'Journalists are under attack like never before': Amal Clooney faults collective shrug over slaying of Saudi writer Jamal Khashoggi

Human rights lawyer Amal Clooney accused world leaders Wednesday of failing to protect journalists and responding with "a collective shrug" over the slaying of Saudi writer Jamal Khashoggi.
Amal Clooney speaks during the Global Conference for Media Freedom at The Printworks in London, Wednesday, July 10, 2019. (Dominic Lipinski/PA via AP)
Amal Clooney speaks during the Global Conference for Media Freedom at The Printworks in London, Wednesday, July 10, 2019. (Dominic Lipinski/PA via AP)

LONDON (AP): Human rights lawyer Amal Clooney accused world leaders Wednesday of failing to protect journalists and responding with "a collective shrug" over the slaying of Saudi writer Jamal Khashoggi.

Clooney, the British government's envoy on media freedom, said at a conference on press freedom that "journalists are under attack like never before," not just while covering wars but for exposing crime and corruption.

"The vast majority of these murders go unpunished," she said, adding that "world leaders responded with little more than a collective shrug" to Khashoggi's killing by agents close to the Saudi crown prince.

The Washington Post columnist was killed inside Saudi Arabia's Consulate in Istanbul last year.

According to the United Nations cultural body UNESCO, 99 media workers were killed worldwide in 2018.

The London conference where Clooney spoke was called by UK Foreign Secretary Jeremy Hunt and Canadian Foreign Minister Chrystia Freeland with the aim of improving protection for journalists around the world.

The gathering announced the founding of a global fund to provide training, legal support and other resources for journalists in danger zones, administered by the UN cultural body.

It's unclear how much money the fund will have; Britain committed 3 million pounds ($3.8 million) and Canada 1 million Canadian dollars ($760,000).
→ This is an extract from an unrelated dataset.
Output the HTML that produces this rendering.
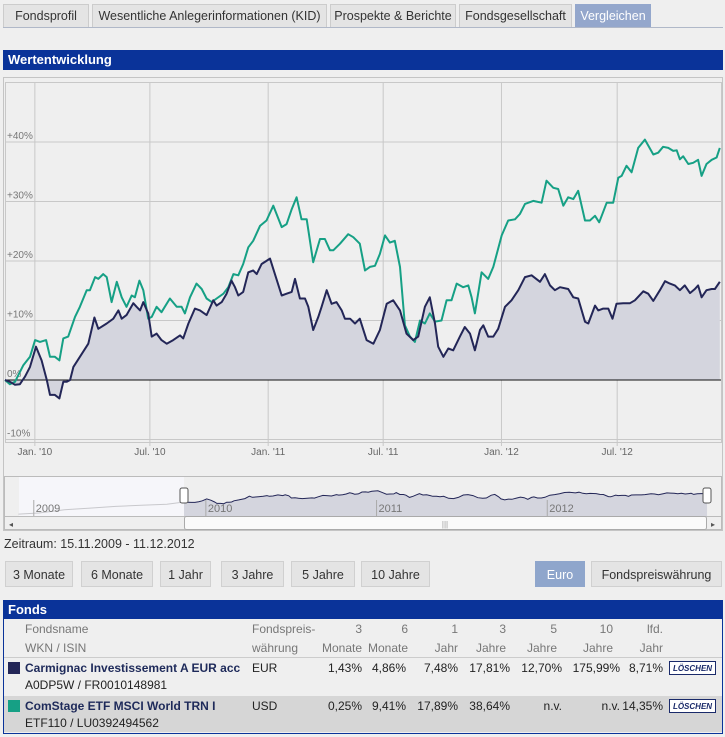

Politicians, officials, activists and journalists from more than 100 countries attended the two-day meeting, but two Russian news outlets were banned.

 

Amal Clooney speaks during the Global Conference for Media Freedom at The Printworks in London, Wednesday, July 10, 2019. (Dominic Lipinski/PA via AP)

 

The British government said Russian news agency Sputnik and state-owned TV network RT were excluded because of their alleged "active role in spreading disinformation."

RT was censured last year by Britain's broadcast regulator for breaking UK impartiality rules in its coverage of the poisoning of a Russian ex-spy in England.

 

Amal Clooney and Britain's Foreign Secretary Jeremy Hunt at the Global Conference for Media Freedom at The Printworks in London. (Dominic Lipinski/PA via AP)

 

RT, formerly known as Russia Today, said: "it takes a particular brand of hypocrisy to advocate for freedom of press while banning inconvenient voices and slandering alternative media."

Organisers did not release a full list of conference participants but said delegations were expected from nations with dire press freedom records, such as Saudi Arabia and Turkey.

Britain's Hunt told the attendees that "media freedom is not a Western value but a universal value."

"The strongest safeguard against the dark side of power is accountability and scrutiny," he said.

 

Amal Clooney and Britain's Foreign Secretary Jeremy Hunt at the Global Conference for Media Freedom at The Printworks in London. (Dominic Lipinski/PA via AP)

 

Hunt said countries that silenced journalists and freedom of the press must be made to pay a "diplomatic price." He and singled out China, which routinely censors the internet, as an example of a country where "the situation continues to deteriorate."

Hunt also criticised Donald Trump's verbal attacks on journalists, whom the US president has branded enemies of the people.

"I wouldn't use the language President Trump used, and I wouldn't agree with it," he said. "We have to remember that what we say can have an impact in other countries where they can't take press freedom for granted."

Clooney also took aim at Trump, saying "the country of James Madison" — one of America's founding fathers and a champion of a free press — "has a leader today who vilifies the media."